VRA is Disconnected From ZVM and Peer VRAs, yet Replication Appears to be Healthy
Viewed 95 times
An administrator may notice alerts that a VRA is disconnected from ZVM and peer VRAs, yet replication seems to be OK.
The VraMain process does not have the ample resources to perform its duties. This typically occurs for one or more of the below:
Only 1 vCPU is configured for the VRA and it was overloaded.
The maximum of 2 vCPU is configured for the VRA but not fully reserved.
The RAM configured for the VRA was not fully reserved.
There is backend storage latency high enough that IOs to the backend are stuck in VRA memory and fill up said VRA memory.
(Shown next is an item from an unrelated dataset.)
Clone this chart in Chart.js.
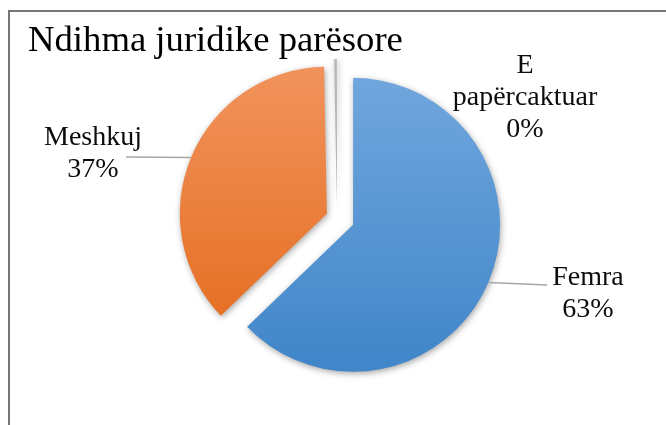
<!DOCTYPE html>
<html>
<head>
<meta charset="utf-8">
<script src="https://cdn.jsdelivr.net/npm/chart.js@4"></script>
<style>
  html, body { margin: 0; padding: 0; background: #fff; }
  canvas { display: block; }
</style>
</head>
<body>
<canvas id="chart" width="666" height="425"></canvas>
<script>
// Daten
const title = 'Ndihma juridike parësore';
const categories = ['Femra', 'Meshkuj', 'E papërcaktuar'];
const shares = [63, 37, 0.3];

// Farben der Segmente (oben / unten im Verlauf)
const topColors = ['#72a7de', '#f1935c', '#b8b8b8'];
const bottomColors = ['#4086c9', '#e4691a', '#979797'];
// Herausgezogene Segmente, Verschiebung in px entlang der Segmentmitte
const explode = [17.5, 11, 12];

// Beschriftungen: Mitte x, erste Grundlinie, Ende der Führungslinie
const labelLayout = [
    { x: 588, y: 285, lineTo: [547, 285] },
    { x: 93, y: 145, lineTo: [126, 157] },
    { x: 525, y: 73, lineTo: null }
];

// Vertikaler Verlauf pro Segment
function sliceGradient(context) {
    const chart = context.chart;
    const i = context.dataIndex;
    const area = chart.chartArea;
    if (!area) return topColors[i];
    const cy = (area.top + area.bottom) / 2;
    const g = chart.ctx.createLinearGradient(0, cy - 150, 0, cy + 150);
    g.addColorStop(0, topColors[i]);
    g.addColorStop(1, bottomColors[i]);
    return g;
}

// Text in Zeilen umbrechen
function wrap(ctx, text, maxWidth) {
    if (ctx.measureText(text).width <= maxWidth) return [text];
    return text.split(' ');
}

const decor = {
    id: 'decor',
    // Segmente verschieben, ohne den Radius zu ändern
    afterDatasetUpdate(chart, args) {
        args.meta.data.forEach((arc, i) => {
            const mid = (arc.startAngle + arc.endAngle) / 2;
            arc.x += Math.cos(mid) * explode[i];
            arc.y += Math.sin(mid) * explode[i];
        });
    },
    beforeDraw(chart) {
        const ctx = chart.ctx;
        ctx.save();
        ctx.fillStyle = '#fff';
        ctx.fillRect(0, 0, chart.width, chart.height);
        // Rahmen (läuft rechts und unten aus dem Bild)
        ctx.strokeStyle = '#7a7575';
        ctx.lineWidth = 2;
        ctx.strokeRect(9, 11, 720, 500);
        ctx.fillStyle = '#000';
        ctx.font = '36.7px "Liberation Serif"';
        ctx.textBaseline = 'alphabetic';
        ctx.textAlign = 'left';
        ctx.fillText(title, 28, 51);
        ctx.restore();
    },
    beforeDatasetsDraw(chart) {
        const ctx = chart.ctx;
        ctx.save();
        ctx.shadowColor = 'rgba(0,0,0,0.35)';
        ctx.shadowBlur = 6;
        ctx.shadowOffsetX = 1;
        ctx.shadowOffsetY = 2;
    },
    afterDatasetsDraw(chart) {
        const ctx = chart.ctx;
        ctx.restore();

        const meta = chart.getDatasetMeta(0);
        const total = shares.reduce((a, b) => a + b, 0);
        ctx.save();
        ctx.font = '28px "Liberation Serif"';
        meta.data.forEach((arc, i) => {
            const lay = labelLayout[i];
            const mid = (arc.startAngle + arc.endAngle) / 2;
            if (lay.lineTo) {
                ctx.strokeStyle = '#a6a6a6';
                ctx.lineWidth = 1.5;
                ctx.beginPath();
                ctx.moveTo(arc.x + Math.cos(mid) * arc.outerRadius, arc.y + Math.sin(mid) * arc.outerRadius);
                ctx.lineTo(lay.lineTo[0], lay.lineTo[1]);
                ctx.stroke();
            }
            const lines = wrap(ctx, categories[i], 150);
            lines.push(Math.round(shares[i] / total * 100) + '%');
            ctx.fillStyle = '#0d0d0d';
            ctx.textAlign = 'center';
            ctx.textBaseline = 'alphabetic';
            lines.forEach((t, k) => ctx.fillText(t, lay.x, lay.y + k * 32));
        });
        ctx.restore();
    }
};

new Chart(document.getElementById('chart'), {
    type: 'pie',
    data: {
        labels: categories,
        datasets: [{
            data: shares,
            backgroundColor: sliceGradient,
            borderWidth: 0,
            radius: 147
        }]
    },
    options: {
        responsive: false,
        animation: false,
        devicePixelRatio: 1,
        events: [],
        layout: { padding: { left: 8, right: 0, top: 11, bottom: 0 } },
        plugins: {
            legend: { display: false },
            tooltip: { enabled: false },
            title: { display: false }
        }
    },
    plugins: [decor]
});
</script>
</body>
</html>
If one or more of the above occurs, VraMain will eventually be killed off as seen in the screenshot below.
Alerts are seen in the GUI for ZVM is not connected to VRA as well as Connection between local VRA and VRA with IP is down.
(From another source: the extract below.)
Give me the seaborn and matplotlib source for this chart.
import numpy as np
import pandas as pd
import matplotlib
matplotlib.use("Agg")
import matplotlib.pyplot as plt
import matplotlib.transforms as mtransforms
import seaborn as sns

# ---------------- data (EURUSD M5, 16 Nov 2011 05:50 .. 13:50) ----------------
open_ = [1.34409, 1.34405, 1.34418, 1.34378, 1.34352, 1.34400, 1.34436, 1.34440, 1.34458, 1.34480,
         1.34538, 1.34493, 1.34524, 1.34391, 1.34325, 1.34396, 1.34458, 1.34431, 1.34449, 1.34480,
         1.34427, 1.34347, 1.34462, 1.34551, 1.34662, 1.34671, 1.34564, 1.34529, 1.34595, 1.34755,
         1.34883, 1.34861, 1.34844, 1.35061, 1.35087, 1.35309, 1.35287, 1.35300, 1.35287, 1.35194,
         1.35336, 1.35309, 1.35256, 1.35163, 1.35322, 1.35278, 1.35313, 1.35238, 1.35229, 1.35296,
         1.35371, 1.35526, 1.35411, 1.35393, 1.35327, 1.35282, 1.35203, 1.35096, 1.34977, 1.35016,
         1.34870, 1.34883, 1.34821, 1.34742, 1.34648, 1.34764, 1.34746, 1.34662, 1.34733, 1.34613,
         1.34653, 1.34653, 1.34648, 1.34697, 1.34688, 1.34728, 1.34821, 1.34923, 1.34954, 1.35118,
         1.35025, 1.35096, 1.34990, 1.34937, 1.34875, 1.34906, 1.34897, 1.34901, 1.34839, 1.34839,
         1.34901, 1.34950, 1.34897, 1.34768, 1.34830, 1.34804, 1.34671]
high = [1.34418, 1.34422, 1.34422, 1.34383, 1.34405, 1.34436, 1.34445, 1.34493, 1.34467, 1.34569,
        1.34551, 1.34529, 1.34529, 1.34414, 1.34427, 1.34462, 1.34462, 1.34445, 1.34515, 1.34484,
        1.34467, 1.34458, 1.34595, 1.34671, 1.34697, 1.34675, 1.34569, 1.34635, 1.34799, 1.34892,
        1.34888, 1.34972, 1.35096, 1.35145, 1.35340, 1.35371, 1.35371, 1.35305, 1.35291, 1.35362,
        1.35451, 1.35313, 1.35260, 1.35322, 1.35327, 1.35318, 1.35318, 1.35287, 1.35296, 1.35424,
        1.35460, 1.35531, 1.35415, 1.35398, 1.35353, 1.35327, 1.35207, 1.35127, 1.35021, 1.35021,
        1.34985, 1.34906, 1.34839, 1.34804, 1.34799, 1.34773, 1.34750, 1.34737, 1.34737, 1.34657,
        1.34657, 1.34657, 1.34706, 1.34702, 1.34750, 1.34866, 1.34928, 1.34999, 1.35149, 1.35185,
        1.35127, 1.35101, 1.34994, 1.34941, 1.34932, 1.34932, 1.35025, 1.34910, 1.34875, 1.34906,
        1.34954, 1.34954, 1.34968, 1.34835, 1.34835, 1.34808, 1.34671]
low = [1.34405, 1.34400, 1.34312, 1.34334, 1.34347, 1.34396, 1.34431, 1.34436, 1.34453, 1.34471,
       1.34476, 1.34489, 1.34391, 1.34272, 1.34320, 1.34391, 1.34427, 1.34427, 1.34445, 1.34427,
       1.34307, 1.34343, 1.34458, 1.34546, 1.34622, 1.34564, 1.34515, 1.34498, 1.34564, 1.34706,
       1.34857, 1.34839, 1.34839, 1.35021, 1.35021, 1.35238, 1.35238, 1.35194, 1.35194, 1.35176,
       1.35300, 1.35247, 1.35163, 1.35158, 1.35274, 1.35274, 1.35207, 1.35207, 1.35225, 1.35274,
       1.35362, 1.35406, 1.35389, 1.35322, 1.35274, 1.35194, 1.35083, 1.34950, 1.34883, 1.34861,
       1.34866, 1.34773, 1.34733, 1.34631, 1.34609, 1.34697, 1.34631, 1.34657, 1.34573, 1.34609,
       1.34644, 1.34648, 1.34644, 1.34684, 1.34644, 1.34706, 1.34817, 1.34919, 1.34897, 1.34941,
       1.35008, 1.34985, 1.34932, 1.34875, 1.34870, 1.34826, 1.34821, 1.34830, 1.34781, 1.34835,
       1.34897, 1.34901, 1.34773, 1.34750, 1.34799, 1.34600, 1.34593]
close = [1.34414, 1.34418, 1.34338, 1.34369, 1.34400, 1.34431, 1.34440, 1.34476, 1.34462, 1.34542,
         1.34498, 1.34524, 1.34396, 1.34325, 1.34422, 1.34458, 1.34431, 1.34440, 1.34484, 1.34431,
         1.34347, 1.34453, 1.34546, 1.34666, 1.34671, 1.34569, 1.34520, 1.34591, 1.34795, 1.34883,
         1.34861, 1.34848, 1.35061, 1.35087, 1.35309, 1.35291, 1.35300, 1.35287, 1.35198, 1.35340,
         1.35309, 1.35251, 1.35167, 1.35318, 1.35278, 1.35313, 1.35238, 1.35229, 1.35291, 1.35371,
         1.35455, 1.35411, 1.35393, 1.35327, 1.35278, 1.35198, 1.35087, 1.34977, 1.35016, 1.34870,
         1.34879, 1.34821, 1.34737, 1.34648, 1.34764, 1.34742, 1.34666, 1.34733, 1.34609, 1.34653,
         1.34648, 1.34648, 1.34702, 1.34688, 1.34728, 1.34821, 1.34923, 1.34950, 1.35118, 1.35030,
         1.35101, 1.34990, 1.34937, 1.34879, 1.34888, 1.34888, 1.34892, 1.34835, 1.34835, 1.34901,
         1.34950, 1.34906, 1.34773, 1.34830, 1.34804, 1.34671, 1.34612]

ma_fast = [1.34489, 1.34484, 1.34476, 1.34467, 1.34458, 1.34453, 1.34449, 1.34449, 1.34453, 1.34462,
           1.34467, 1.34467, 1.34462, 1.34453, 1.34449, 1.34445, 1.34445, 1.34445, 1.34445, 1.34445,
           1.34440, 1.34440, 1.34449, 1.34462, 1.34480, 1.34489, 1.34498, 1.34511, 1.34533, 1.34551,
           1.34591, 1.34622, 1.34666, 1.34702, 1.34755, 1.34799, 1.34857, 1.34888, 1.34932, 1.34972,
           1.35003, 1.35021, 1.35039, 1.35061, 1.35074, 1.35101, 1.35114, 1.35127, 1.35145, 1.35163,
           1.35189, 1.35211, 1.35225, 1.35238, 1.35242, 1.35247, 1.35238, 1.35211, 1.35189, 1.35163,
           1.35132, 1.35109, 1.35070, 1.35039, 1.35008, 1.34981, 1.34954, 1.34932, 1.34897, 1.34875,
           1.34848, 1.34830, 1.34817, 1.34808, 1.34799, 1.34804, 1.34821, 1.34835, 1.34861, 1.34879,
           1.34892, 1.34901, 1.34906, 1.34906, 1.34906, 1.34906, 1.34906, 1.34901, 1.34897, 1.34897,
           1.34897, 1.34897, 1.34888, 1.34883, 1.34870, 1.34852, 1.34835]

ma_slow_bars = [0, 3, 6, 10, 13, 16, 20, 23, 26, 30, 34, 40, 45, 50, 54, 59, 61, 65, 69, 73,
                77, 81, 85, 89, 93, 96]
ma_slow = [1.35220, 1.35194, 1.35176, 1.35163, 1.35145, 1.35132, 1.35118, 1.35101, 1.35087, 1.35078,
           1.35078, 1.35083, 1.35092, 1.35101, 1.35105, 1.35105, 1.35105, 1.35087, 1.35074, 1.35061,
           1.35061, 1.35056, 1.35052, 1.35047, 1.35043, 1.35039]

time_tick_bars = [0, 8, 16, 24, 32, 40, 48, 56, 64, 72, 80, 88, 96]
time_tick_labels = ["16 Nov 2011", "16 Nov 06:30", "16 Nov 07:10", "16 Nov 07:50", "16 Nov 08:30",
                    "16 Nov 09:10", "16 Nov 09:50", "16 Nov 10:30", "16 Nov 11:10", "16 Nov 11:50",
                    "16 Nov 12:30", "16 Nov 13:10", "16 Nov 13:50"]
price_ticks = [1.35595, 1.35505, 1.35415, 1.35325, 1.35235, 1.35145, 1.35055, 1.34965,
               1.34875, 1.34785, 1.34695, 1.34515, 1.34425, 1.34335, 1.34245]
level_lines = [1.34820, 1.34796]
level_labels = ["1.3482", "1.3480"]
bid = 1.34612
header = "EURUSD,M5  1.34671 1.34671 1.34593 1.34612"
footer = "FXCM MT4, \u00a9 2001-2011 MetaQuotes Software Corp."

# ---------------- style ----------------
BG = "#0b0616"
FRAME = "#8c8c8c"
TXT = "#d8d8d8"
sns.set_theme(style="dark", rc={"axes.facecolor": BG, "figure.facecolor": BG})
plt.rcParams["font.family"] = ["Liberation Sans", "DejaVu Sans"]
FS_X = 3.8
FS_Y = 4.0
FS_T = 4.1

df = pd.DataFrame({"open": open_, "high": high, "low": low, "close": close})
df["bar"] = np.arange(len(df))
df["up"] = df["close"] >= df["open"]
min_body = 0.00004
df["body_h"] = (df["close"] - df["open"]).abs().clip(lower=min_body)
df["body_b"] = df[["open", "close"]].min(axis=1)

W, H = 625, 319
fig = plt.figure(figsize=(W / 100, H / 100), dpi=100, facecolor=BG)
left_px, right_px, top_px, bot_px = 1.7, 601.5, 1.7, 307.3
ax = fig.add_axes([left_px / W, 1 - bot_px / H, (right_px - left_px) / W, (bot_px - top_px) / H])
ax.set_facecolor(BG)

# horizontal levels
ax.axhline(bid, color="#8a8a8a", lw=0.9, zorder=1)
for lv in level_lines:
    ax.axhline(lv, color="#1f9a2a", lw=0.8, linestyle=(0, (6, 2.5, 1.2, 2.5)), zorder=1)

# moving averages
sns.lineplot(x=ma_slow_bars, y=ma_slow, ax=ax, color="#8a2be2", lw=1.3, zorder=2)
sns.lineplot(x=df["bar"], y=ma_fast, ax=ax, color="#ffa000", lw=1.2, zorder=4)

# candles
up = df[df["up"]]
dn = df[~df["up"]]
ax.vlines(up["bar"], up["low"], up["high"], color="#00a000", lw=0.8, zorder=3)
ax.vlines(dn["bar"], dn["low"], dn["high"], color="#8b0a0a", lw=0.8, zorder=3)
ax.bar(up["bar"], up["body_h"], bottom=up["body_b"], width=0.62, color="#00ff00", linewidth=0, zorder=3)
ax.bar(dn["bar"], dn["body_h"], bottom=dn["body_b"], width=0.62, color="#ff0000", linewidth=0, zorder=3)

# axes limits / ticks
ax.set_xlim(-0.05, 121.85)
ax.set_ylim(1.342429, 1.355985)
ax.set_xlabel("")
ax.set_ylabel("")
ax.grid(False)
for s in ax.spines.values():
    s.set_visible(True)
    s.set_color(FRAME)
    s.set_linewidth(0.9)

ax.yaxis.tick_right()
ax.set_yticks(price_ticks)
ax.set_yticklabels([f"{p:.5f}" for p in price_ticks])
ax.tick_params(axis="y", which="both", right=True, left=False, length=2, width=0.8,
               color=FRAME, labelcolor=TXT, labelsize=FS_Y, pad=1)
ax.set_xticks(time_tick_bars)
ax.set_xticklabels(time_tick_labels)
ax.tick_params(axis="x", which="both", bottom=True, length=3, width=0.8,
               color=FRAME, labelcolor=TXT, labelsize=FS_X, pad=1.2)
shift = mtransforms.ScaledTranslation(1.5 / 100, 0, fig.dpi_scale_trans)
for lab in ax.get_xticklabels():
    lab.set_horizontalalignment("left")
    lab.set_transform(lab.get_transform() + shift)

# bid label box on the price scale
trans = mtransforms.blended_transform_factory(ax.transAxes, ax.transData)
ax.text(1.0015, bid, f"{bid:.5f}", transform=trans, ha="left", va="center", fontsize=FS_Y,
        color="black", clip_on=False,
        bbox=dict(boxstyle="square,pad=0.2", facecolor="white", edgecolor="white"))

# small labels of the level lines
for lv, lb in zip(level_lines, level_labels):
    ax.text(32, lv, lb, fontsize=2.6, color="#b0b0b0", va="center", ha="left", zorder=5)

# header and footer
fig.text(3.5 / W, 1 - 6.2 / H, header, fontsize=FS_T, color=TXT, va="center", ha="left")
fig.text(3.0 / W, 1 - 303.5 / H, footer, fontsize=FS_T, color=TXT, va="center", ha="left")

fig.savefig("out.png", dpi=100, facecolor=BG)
When viewing the VRA via console or SSH session the following can be seen:
To workaround this issue, simply reboot the VRA.
To resolve the issue, check/perform the below as necessary:
Ensure VRA has 2 vCPU configured and fully reserved.
Ensure all RAM (at least 3GB no more than 16GB) are fully reserved.
Check for backend storage latency during the timeframe of when the VRA first became unresponsive.